For the Mac Pro, I’d like to see hard disk drawers that you can pull out from the outside so that you can easily swap and organise hard disks according to project (I keep one video editing project on a dedicated hard disk each time). An Apple RAID box would be a handy companion, too. And matte, rubberised black a-la the old NeXT Cubes. Mmm.
Yes, maintaining continuity so as not to freak people out was one consideration. Maintaining a stylistic link from the Mac Pro to the cinema monitor may have been another.
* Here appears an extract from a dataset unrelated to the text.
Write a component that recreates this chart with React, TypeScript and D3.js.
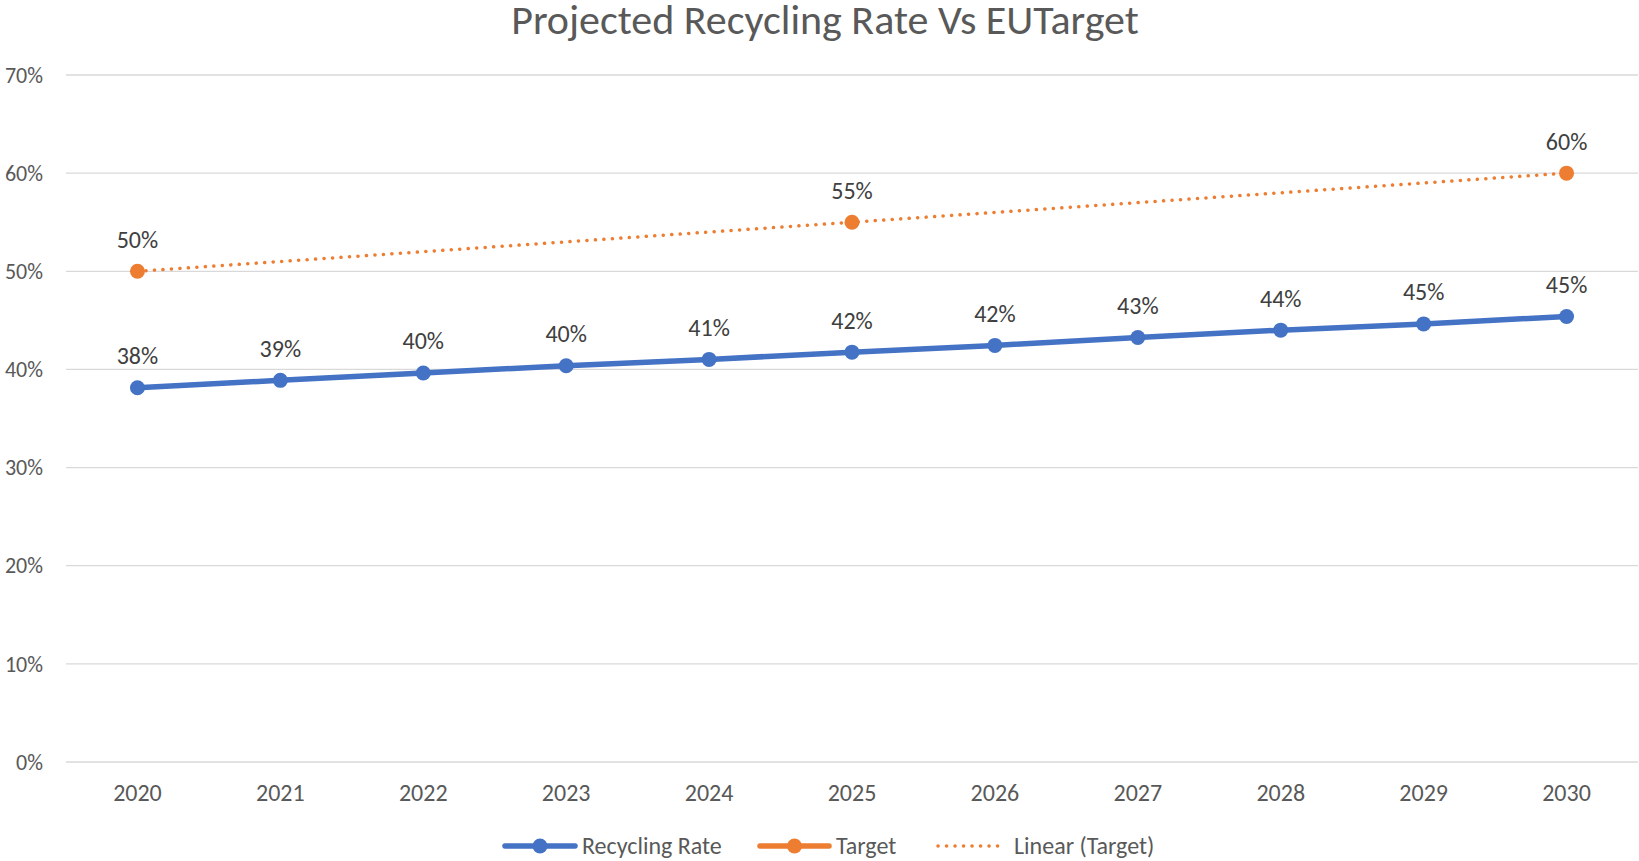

At the very least, the “cheesegrater” look of the MacPro could be changed. Surely that’s a lot more ventilation than is needed. A solid front with no more venting than is necessary would be more handsome. But my major concern for the Mac Pro doesn’t concern looks, but rather weight. My Mac Pro seems even heavier than my G-5, and has about hit the limit of what’s comfortable (and safe) for many users to carry. For a lot of us, a smaller and lighter case would be a real boon (even with all its expansion capabilities, there’s a lot of empty space in the present one, surely it could be miniaturized a bit).
But I hope Apple takes a very long time in changing the look of the iMac. It’s so perfectly beautiful that as far as I’m concerned they should never change it.
“But I hope Apple takes a very long time in changing the look of the iMac. It’s so perfectly beautiful that as far as I’m concerned they should never change it.”
Until you see what they are proposing, Which, if is different fom the current iMac, should look RRRRRRRRRRRRRREEEEEEEEEEEEEEEEEEEEEEEAAAAAAAAAAAAAAAAAAAAAALLLLLLLLLLLLLLLLLLLLLLLLYYYYYY cool!